**Task prompt:** Copy each line below exactly and leave the pictures out.

**Data section:**
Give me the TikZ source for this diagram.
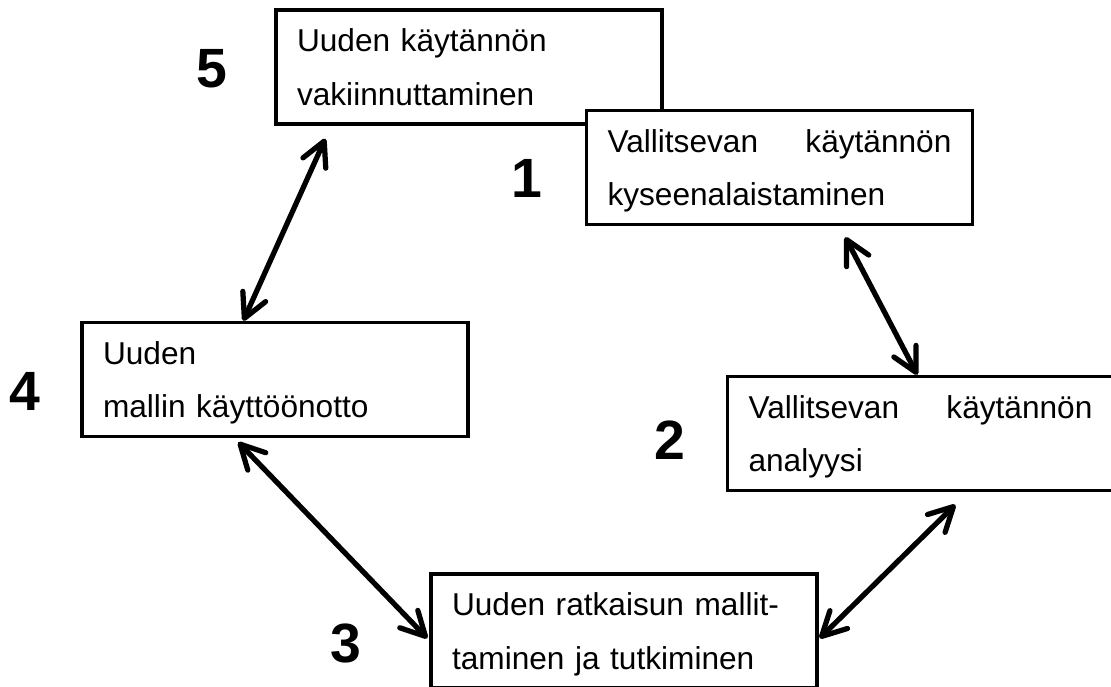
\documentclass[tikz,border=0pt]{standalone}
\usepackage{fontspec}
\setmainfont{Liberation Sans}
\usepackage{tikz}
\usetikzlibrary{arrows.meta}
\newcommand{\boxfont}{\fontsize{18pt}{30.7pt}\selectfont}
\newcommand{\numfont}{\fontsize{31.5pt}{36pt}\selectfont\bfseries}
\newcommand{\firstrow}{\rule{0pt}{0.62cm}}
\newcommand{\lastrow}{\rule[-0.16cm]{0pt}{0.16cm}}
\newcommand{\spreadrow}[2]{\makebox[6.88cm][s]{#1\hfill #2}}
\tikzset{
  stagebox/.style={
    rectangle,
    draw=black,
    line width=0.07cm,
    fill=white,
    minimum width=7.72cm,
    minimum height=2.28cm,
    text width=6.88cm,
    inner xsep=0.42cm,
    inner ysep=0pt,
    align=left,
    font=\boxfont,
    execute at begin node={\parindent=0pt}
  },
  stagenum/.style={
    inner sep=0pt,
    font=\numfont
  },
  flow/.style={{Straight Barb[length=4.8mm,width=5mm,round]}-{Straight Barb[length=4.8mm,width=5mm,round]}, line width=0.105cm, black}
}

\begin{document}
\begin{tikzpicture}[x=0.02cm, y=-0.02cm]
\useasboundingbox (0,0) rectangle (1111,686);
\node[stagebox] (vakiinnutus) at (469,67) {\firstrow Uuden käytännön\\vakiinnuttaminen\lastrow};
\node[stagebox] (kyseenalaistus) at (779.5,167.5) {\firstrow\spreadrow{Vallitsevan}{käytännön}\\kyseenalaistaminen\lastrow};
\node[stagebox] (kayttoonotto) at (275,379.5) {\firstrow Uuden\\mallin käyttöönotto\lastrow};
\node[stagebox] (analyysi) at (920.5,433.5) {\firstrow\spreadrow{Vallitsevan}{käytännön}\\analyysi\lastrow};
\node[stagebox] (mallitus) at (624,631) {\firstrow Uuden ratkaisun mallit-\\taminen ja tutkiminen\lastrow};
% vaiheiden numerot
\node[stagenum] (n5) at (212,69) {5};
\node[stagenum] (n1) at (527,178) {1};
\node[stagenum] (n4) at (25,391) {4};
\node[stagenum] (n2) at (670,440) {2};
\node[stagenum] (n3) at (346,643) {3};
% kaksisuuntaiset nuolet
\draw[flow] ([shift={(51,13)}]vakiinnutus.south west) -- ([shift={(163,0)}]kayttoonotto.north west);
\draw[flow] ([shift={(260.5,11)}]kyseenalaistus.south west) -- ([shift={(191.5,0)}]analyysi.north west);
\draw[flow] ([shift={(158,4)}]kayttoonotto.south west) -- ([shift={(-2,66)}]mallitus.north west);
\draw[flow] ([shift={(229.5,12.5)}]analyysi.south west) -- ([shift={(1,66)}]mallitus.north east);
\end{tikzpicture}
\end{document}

**Correct response:**
Give me the TikZ source for this diagram.
\documentclass[tikz,border=0pt]{standalone}
\usepackage{fontspec}
\setmainfont{Liberation Sans}
\usepackage{tikz}
\usetikzlibrary{arrows.meta}
\newcommand{\boxfont}{\fontsize{18pt}{30.7pt}\selectfont}
\newcommand{\numfont}{\fontsize{31.5pt}{36pt}\selectfont\bfseries}
\newcommand{\firstrow}{\rule{0pt}{0.62cm}}
\newcommand{\lastrow}{\rule[-0.16cm]{0pt}{0.16cm}}
\newcommand{\spreadrow}[2]{\makebox[6.88cm][s]{#1\hfill #2}}
\tikzset{
  stagebox/.style={
    rectangle,
    draw=black,
    line width=0.07cm,
    fill=white,
    minimum width=7.72cm,
    minimum height=2.28cm,
    text width=6.88cm,
    inner xsep=0.42cm,
    inner ysep=0pt,
    align=left,
    font=\boxfont,
    execute at begin node={\parindent=0pt}
  },
  stagenum/.style={
    inner sep=0pt,
    font=\numfont
  },
  flow/.style={{Straight Barb[length=4.8mm,width=5mm,round]}-{Straight Barb[length=4.8mm,width=5mm,round]}, line width=0.105cm, black}
}

\begin{document}
\begin{tikzpicture}[x=0.02cm, y=-0.02cm]
\useasboundingbox (0,0) rectangle (1111,686);
\node[stagebox] (vakiinnutus) at (469,67) {\firstrow Uuden käytännön\\vakiinnuttaminen\lastrow};
\node[stagebox] (kyseenalaistus) at (779.5,167.5) {\firstrow\spreadrow{Vallitsevan}{käytännön}\\kyseenalaistaminen\lastrow};
\node[stagebox] (kayttoonotto) at (275,379.5) {\firstrow Uuden\\mallin käyttöönotto\lastrow};
\node[stagebox] (analyysi) at (920.5,433.5) {\firstrow\spreadrow{Vallitsevan}{käytännön}\\analyysi\lastrow};
\node[stagebox] (mallitus) at (624,631) {\firstrow Uuden ratkaisun mallit-\\taminen ja tutkiminen\lastrow};
% vaiheiden numerot
\node[stagenum] (n5) at (212,69) {5};
\node[stagenum] (n1) at (527,178) {1};
\node[stagenum] (n4) at (25,391) {4};
\node[stagenum] (n2) at (670,440) {2};
\node[stagenum] (n3) at (346,643) {3};
% kaksisuuntaiset nuolet
\draw[flow] ([shift={(51,13)}]vakiinnutus.south west) -- ([shift={(163,0)}]kayttoonotto.north west);
\draw[flow] ([shift={(260.5,11)}]kyseenalaistus.south west) -- ([shift={(191.5,0)}]analyysi.north west);
\draw[flow] ([shift={(158,4)}]kayttoonotto.south west) -- ([shift={(-2,66)}]mallitus.north west);
\draw[flow] ([shift={(229.5,12.5)}]analyysi.south west) -- ([shift={(1,66)}]mallitus.north east);
\end{tikzpicture}
\end{document}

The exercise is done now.